Facing these challenges is the “need of the hour” and demands a collective and broad-based approach that is at the very heart of the Alliance, he said.

Created in 2005 at the initiative of Spain and Turkey and under UN auspices, the Alliance seeks to tackle fear and suspicion, bridge divides and overcome prejudices and polarizations between Islam and the West.

Mr. Ban noted that at the national level, the Alliance is well-positioned to support initiatives aimed at improving cross-cultural relations. “In areas like education, media and the youth, it can help foster partnerships among Governments, international organizations, civil society groups and foundations. By drawing on its networks and expertise, it can bolster grassroots efforts to combat prejudice and promote dialogue among diverse communities.”

At the same time, the Alliance can serve as a “catalyst for joint action” at the inter-governmental level, he said, adding that the partnership between Spain and Turkey that led to the creation of the Alliance is, in itself, “a potent symbol of what dialogue can achieve when backed by strong political will.”

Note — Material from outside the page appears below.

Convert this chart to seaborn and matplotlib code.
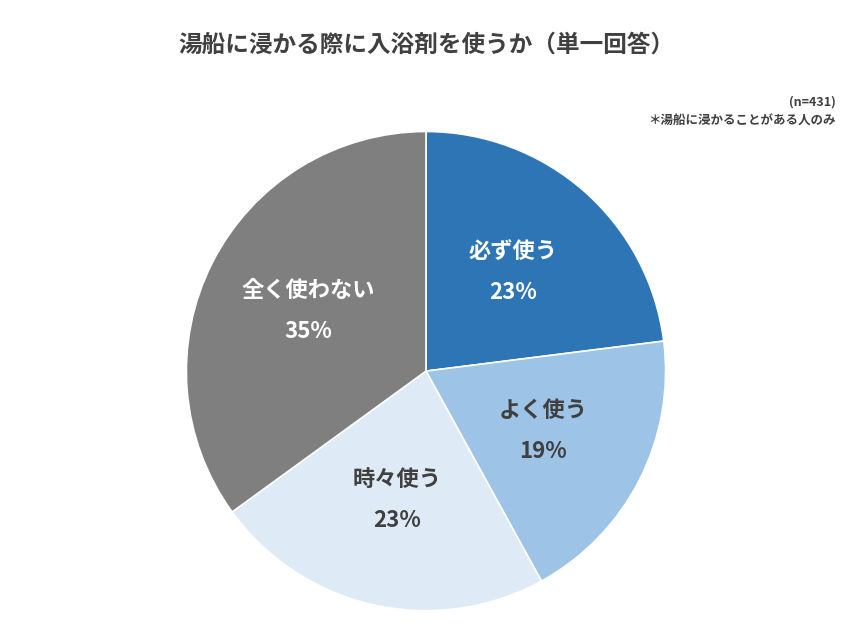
import matplotlib
matplotlib.use("Agg")
import matplotlib.pyplot as plt
import seaborn as sns
import numpy as np

categories = ["必ず使う", "よく使う", "時々使う", "全く使わない"]
values = [23, 19, 23, 35]
colors = ["#2E75B6", "#9DC3E6", "#DEEBF7", "#7F7F7F"]
text_colors = ["white", "#404040", "#404040", "white"]

sns.set_theme(style="white", font="Noto Sans CJK JP")
fig = plt.figure(figsize=(8.53, 6.4), dpi=100)
ax = fig.add_axes([0.4994 - 0.2837, 0.42 - 0.378, 0.5674, 0.7563])
wedges, _ = ax.pie(values, colors=sns.color_palette(colors), startangle=90, counterclock=False,
                   wedgeprops=dict(edgecolor="white", linewidth=1.2))
for v, c, tc, w in zip(values, categories, text_colors, wedges):
    mid = np.deg2rad((w.theta1 + w.theta2) / 2)
    r = 0.55
    x, y = r * np.cos(mid), r * np.sin(mid)
    ax.text(x, y + 0.085, c, ha="center", va="center", color=tc, fontsize=16, fontweight="bold")
    ax.text(x, y - 0.085, f"{v}%", ha="center", va="center", color=tc, fontsize=16, fontweight="bold")
ax.set_xlim(-1.01, 1.01)
ax.set_ylim(-1.01, 1.01)
ax.set_aspect("equal")

fig.text(0.5, 0.93, "湯船に浸かる際に入浴剤を使うか（単一回答）", ha="center", va="center",
         fontsize=17, fontweight="bold", color="#404040")
fig.text(0.98, 0.841, "(n=431)", ha="right", va="center", fontsize=9, fontweight="bold", color="#404040")
fig.text(0.98, 0.811, "＊湯船に浸かることがある人のみ", ha="right", va="center", fontsize=9, fontweight="bold", color="#404040")
fig.savefig("out.png", dpi=100)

The Alliance can also help reinforce the work of the UN system as a whole by making a real contribution to the Organization’s efforts to prevent war and promote peace.

Mr. Ban said he was confident that, by working together, “we can create conditions that help communities choose the path of dialogue instead of confrontation; we can learn to engage with each other rather than ignore each other; and we can embrace our diversity instead of fearing it.”

General Assembly President Srgjan Kerim told delegates he knows from personal experience how important understanding between cultures is and the need to foster that understanding through dialogue.

“I myself come from a country that lies at a crossroads of different cultures and religions,” stated Mr. Kerim, a diplomat, economist, scholar and businessman from the former Yugoslav Republic of Macedonia.

The President stressed that progress in the Alliance’s four major priority areas – youth, education, media and migration – is indispensable for reducing tensions and polarization between societies which differ in their religious and cultural values.

“How better to enhance the dialogue on a daily basis but through properly sensitized media? How better to promote cross-cultural dialogue in the long-run but through youth and education?”

Highlighting some of the initiatives taken by the UN towards better cross-cultural understanding, he drew attention to a high-level dialogue on interreligious and intercultural understanding and cooperation for peace to be held in October.

In April this year, Mr. Ban appointed Jorge Sampaio, a former President of Portugal, as the first UN High Representative for the Alliance, to provide the campaign with vision and leadership.

The “Group of Friends” network – a growing community of over 50 States and international organizations that support the objectives of the Alliance – was set up to foster partnerships and deepen cooperation on a range of initiatives across different regions.